Vol. 1° -  VIII.5.1.

Le radici verbali indoeuropee

Da Glottologia di Giacomo De Gregorio - 1896

«Le radici primarie possono constare:
1 - di una sola vocale (a, i, u)
2 - della vocale a + una consonante (ad, ap, as)
3 - di una consonante, o di due consonanti, + la vocale a (da, pa, sta, spa, sna).

«Tutte le radici formate diversamente, debbono ritenersi come secondarie.

«Quando siano state istintivamente emesse le radici, cioè in qual punto dell’evoluzione intellettiva dell’uomo, indagano sia Steinthal che lo stesso Ramorino, venendo alla conclusione che il linguaggio, come elemento necessario all’intelletto, è prodotto istintivamente in quel punto della vita dell’anima in cui essa passa dalla percezione all’idea, in cui, perciò, forma le idee generali; sicché vedono nel linguaggio come un anello di congiunzione tra la vita sensitiva e la intellettiva.

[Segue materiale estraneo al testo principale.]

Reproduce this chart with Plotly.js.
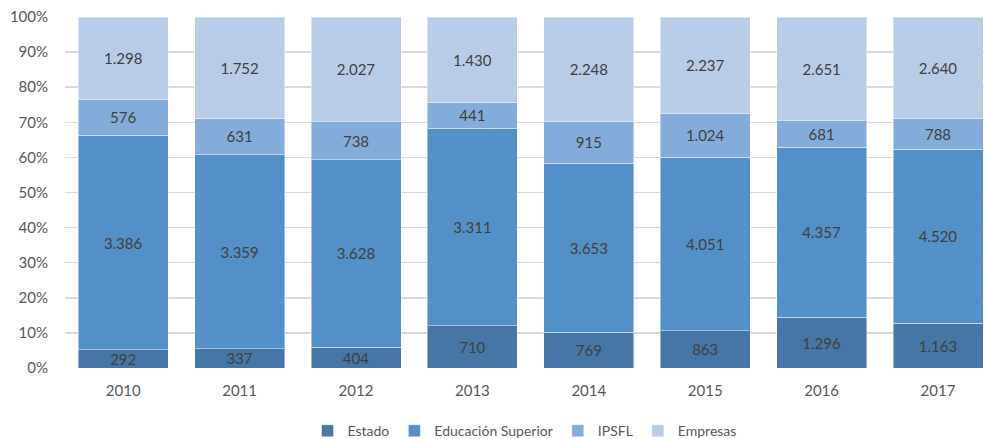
<!DOCTYPE html>
<html>
<head>
<meta charset="utf-8">
<script src="https://cdn.plot.ly/plotly-3.0.1.min.js"></script>
<style>html,body{margin:0;padding:0;background:#fff}#chart{width:984px;height:439px}</style>
</head>
<body>
<div id="chart"></div>
<script>
const years = ["2010","2011","2012","2013","2014","2015","2016","2017"];
const estado = [292, 337, 404, 710, 769, 863, 1296, 1163];
const educacionSuperior = [3386, 3359, 3628, 3311, 3653, 4051, 4357, 4520];
const ipsfl = [576, 631, 738, 441, 915, 1024, 681, 788];
const empresas = [1298, 1752, 2027, 1430, 2248, 2237, 2651, 2640];
const yTicks = [0,10,20,30,40,50,60,70,80,90,100];
const yTickLabels = yTicks.map(v => v + "%");

function fmt(v){ return String(v).replace(/\B(?=(\d{3})+(?!\d))/g, "."); }

const FONT = "Lato, 'Open Sans', sans-serif";
function series(name, vals, color){
  return {
    type: "bar", name: name, x: years, y: vals,
    text: vals.map(fmt), textposition: "inside", insidetextanchor: "middle",
    textangle: 0, constraintext: "none",
    textfont: {family: FONT, size: 15, color: "#404040"},
    marker: {color: color, line: {color: "rgba(255,255,255,0.45)", width: 1}},
    hoverinfo: "none"
  };
}
const data = [
  series("Estado", estado, "#4676a6"),
  series("Educación Superior", educacionSuperior, "#5390c7"),
  series("IPSFL", ipsfl, "#84acdb"),
  series("Empresas", empresas, "#b8cce8")
];
const layout = {
  width: 984, height: 439,
  margin: {l: 65, r: 0, t: 17, b: 71, autoexpand: false},
  barmode: "stack", barnorm: "percent", bargap: 0.227,
  paper_bgcolor: "#fff", plot_bgcolor: "#fff",
  font: {family: FONT, size: 15, color: "#595959"},
  xaxis: {type: "category", range: [-0.5, 7.395], showgrid: false, showline: false, zeroline: false,
          ticks: "", ticklabelstandoff: 12,
          tickfont: {family: FONT, size: 15, color: "#595959"}, automargin: false},
  yaxis: {range: [0, 100], tickvals: yTicks, ticktext: yTickLabels, showgrid: true,
          gridcolor: "#d9d9d9", gridwidth: 1.5, zeroline: false, showline: false, ticks: "",
          ticklabelstandoff: 16,
          tickfont: {family: FONT, size: 15, color: "#595959"}, automargin: false},
  showlegend: true,
  legend: {orientation: "h", x: 0.5, xanchor: "center", y: -0.18, yanchor: "middle",
           font: {family: FONT, size: 14, color: "#595959"}, traceorder: "normal",
           itemwidth: 30}
};
Plotly.newPlot("chart", data, layout, {displayModeBar: false, staticPlot: true});
</script>
</body>
</html>
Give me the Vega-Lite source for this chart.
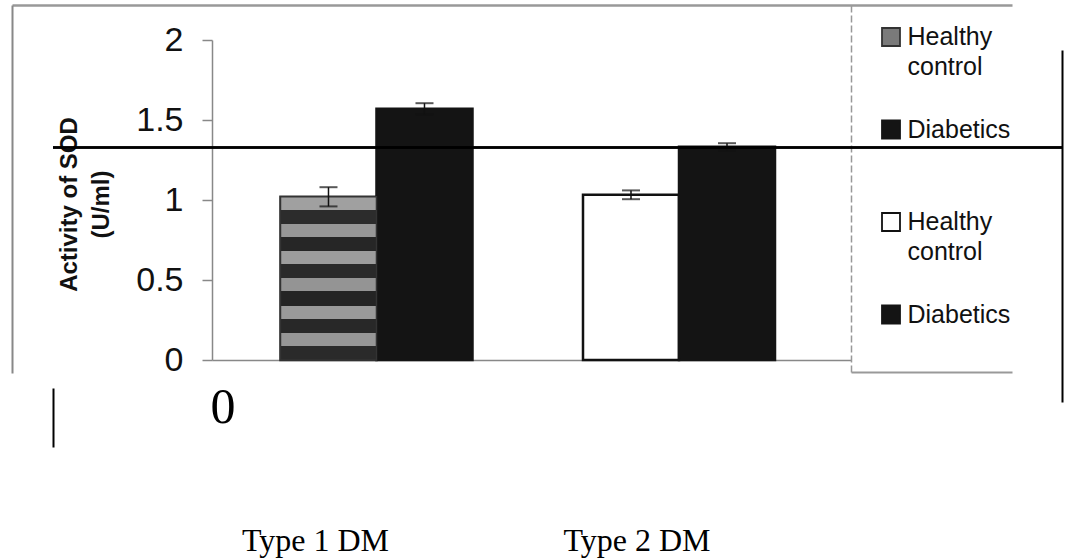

«Così tra le parole e la loro significazione non vi è altro rapporto che quello di una estrinseca associazione, né può affatto reggersi la idea che il linguaggio origini per la imitazione dei rumori fatti dalle cose (onomatopeia). Tra i suoni jâ, ma, sad, da e le idee denotate da essi, andare, misurare, sedere, dare, non passa assolutamente altro rapporto al di fuori di una estrinseca associazione. Dobbiamo anzi credere che per esprimere tali idee non si fossero emesse primitivamente queste radici, ma molte altre, e che finalmente quelle soltanto ebbero la preferenza.

«L’antico egiziano era ricchissimo di omonimi. Le prime parole che seguono il periodo geroglifico ci si mostrano come il risultato di una continua e lunga selezione. Così, migliaia di forme dovettero essere spazzate via nella lotta per l’esistenza.

«Tutte le questioni che si aggirano sulle radici, e in genere sulle primitive epoche del linguaggio, saranno sempre per noi tenebrose. Per esempio, ammesse le radici come basi degli svariati sviluppi ariani, come spiegare le diversità molteplici sorte da una primitiva unità? Dapprima si ricorreva alle ragioni geografiche, poi, vistane l’insufficienza, si assunsero come forze alteratrici le ragioni etniche, e la ragione dell’influenza delle lingue preesistenti sopra le lingue sovrapposte. Tali spiegazioni possono però applicarsi ai periodi storici, mentre, per periodi antichissimi, la teoria delle spinte individuali resta la più indovinata. Nei periodi storici noi possiamo constatare le influenze che le lingue antiche preesistenti hanno esercitato sopra moderne lingue, che si sostituiscono ad esse, come le reazioni che la favella celtica, e in genere le lingue prelatine in Europa, dovettero esercitare nella romana.

«La dottrina delle spinte individuali, la quale si risolve nell’affermazione che la storia delle parole dipende, per la massima parte, da tendenze orali proprie, o da pronunzia difettosa di singole persone, probabilmente di capi tribù o di veri patriarchi che avrebbero causato degli sconvolgimenti nelle tradizioni glottiche di tutto un popolo, non è da ripudiare alla cieca, oggi, che d’ogni umana cosa si sono rintracciate e ritrovate le origini nei più umili princìpi. Inoltre, come ben osserva Renan, non si può comprendere l’organizzazione del linguaggio senza l’azione di alcuni uomini eletti, esercitanti, pel privilegio di doti intellettive straordinarie, una specie di autorità sopra tutti gli altri uomini della tribù, e capaci di imporre agli altri ciò che credessero di meglio. L’aristocrazia dei saggi è una delle leggi dell’umanità nascente.»